**TO BE DONE**. From the entries that follow, extract each line holding the string "matplotlib".
※
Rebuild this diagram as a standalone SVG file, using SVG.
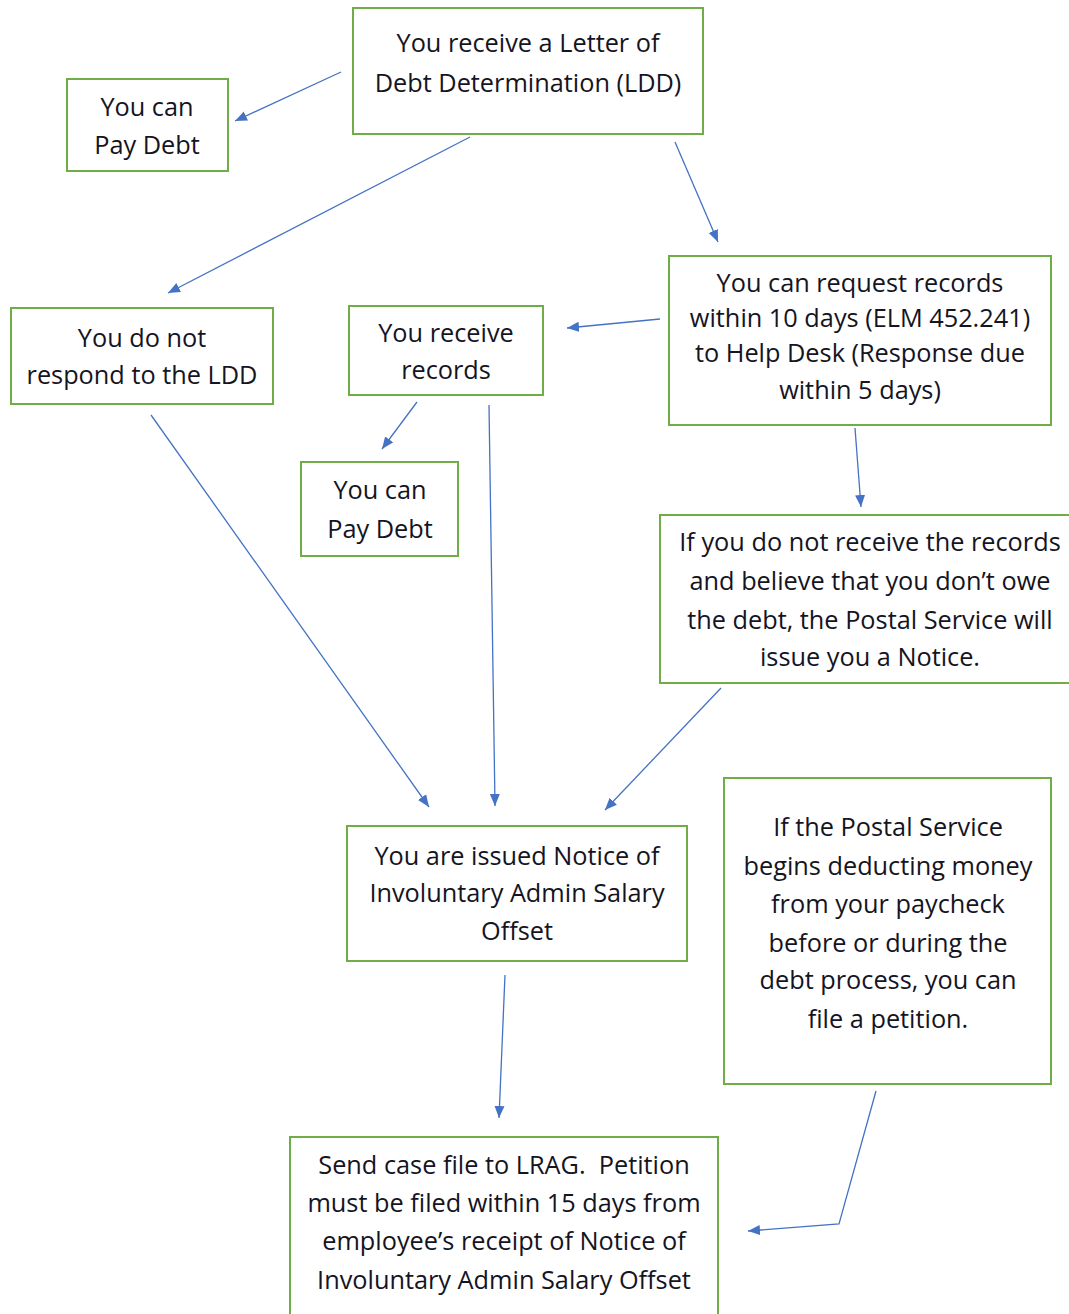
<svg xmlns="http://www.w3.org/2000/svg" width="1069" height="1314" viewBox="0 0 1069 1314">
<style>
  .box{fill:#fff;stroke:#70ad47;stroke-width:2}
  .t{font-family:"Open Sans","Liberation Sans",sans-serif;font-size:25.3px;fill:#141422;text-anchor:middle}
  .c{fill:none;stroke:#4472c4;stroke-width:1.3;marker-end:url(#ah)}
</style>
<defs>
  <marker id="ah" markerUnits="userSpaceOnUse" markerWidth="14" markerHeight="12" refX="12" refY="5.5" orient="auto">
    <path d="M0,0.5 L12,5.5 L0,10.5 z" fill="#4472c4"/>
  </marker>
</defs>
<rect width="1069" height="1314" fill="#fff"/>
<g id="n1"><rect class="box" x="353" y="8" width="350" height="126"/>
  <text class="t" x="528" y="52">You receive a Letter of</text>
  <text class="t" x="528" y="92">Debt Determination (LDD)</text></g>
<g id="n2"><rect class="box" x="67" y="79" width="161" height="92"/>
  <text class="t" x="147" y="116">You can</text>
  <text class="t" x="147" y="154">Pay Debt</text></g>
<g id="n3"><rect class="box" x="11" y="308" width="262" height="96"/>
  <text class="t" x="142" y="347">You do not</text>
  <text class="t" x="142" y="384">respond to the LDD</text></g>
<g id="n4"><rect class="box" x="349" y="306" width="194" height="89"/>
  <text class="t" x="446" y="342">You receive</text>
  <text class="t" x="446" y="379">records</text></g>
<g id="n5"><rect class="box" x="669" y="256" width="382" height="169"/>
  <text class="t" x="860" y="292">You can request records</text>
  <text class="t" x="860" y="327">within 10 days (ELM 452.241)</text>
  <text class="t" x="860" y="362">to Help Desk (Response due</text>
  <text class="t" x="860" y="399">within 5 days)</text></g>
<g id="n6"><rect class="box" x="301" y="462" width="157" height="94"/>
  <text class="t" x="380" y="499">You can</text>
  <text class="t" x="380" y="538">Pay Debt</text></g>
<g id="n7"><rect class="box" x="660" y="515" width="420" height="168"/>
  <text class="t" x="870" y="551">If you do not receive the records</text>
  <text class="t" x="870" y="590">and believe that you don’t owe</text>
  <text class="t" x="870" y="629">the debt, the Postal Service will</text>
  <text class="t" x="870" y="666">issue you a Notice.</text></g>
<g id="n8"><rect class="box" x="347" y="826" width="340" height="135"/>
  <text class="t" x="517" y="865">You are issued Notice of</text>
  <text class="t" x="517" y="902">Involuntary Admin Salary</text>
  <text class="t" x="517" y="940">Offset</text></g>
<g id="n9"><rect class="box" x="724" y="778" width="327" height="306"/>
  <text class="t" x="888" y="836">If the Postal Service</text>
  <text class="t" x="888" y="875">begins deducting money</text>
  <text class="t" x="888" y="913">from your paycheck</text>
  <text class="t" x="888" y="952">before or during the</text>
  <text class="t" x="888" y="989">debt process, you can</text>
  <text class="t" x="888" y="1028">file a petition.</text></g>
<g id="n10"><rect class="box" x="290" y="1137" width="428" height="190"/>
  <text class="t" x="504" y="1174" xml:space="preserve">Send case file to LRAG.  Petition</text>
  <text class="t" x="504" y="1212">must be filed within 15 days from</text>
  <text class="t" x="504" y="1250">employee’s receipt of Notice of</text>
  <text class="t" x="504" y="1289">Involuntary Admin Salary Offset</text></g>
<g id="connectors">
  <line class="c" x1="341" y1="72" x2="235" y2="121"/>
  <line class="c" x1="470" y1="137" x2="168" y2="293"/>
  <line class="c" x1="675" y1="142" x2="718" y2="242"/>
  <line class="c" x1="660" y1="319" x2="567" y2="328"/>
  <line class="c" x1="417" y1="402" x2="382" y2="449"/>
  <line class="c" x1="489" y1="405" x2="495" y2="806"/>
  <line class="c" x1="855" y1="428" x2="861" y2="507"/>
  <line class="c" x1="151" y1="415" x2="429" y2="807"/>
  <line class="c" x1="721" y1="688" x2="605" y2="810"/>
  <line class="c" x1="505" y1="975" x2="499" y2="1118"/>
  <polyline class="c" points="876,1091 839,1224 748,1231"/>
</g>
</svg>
※
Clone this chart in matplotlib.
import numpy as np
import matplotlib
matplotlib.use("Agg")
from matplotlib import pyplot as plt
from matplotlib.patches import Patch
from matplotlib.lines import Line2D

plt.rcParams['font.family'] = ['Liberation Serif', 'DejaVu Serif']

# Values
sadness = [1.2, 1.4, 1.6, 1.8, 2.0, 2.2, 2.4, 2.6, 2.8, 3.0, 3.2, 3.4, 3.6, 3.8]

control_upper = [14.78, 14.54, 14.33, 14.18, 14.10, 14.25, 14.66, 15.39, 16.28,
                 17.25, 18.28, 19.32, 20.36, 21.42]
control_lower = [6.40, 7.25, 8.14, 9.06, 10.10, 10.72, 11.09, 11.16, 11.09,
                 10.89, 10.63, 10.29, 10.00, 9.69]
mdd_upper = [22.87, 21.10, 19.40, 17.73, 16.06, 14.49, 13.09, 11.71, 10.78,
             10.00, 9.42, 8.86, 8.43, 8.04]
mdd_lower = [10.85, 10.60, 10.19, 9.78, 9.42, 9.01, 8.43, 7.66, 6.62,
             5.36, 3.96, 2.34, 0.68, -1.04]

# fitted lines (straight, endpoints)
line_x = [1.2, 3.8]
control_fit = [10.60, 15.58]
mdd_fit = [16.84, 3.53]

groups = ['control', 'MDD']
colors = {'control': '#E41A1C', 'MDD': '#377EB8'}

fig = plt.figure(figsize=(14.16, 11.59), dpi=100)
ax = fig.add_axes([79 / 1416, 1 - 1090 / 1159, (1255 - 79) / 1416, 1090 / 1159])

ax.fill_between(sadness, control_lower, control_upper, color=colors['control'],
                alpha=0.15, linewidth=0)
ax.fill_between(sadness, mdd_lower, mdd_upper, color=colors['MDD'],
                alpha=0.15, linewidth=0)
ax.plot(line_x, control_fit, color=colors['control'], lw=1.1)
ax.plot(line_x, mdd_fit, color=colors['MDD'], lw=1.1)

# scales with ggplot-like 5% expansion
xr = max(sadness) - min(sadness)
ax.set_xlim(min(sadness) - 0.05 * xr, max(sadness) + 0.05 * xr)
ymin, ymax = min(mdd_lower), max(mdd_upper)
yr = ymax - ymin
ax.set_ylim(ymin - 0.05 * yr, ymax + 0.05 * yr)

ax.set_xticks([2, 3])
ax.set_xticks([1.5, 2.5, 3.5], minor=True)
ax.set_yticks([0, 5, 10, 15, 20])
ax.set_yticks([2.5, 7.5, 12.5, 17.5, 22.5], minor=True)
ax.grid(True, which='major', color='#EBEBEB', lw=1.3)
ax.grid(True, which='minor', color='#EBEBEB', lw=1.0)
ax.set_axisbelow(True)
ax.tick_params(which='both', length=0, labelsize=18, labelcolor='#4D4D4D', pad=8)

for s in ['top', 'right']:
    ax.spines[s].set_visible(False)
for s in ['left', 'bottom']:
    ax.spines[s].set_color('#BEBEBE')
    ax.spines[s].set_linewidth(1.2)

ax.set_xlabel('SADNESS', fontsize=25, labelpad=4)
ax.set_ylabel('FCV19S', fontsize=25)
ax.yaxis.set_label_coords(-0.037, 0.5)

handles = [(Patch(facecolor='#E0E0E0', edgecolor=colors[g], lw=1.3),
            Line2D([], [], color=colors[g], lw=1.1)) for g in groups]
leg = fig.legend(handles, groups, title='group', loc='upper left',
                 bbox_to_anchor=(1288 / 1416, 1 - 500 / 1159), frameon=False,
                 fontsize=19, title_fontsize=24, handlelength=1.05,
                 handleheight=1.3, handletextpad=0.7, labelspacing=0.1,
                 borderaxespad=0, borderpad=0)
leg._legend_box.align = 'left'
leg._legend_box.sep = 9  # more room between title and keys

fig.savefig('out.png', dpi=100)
※
**RESULT FOR THIS TASK**.
Clone this chart in matplotlib.
import matplotlib
matplotlib.use("Agg")
from matplotlib import pyplot as plt
from matplotlib.patches import Patch
from matplotlib.lines import Line2D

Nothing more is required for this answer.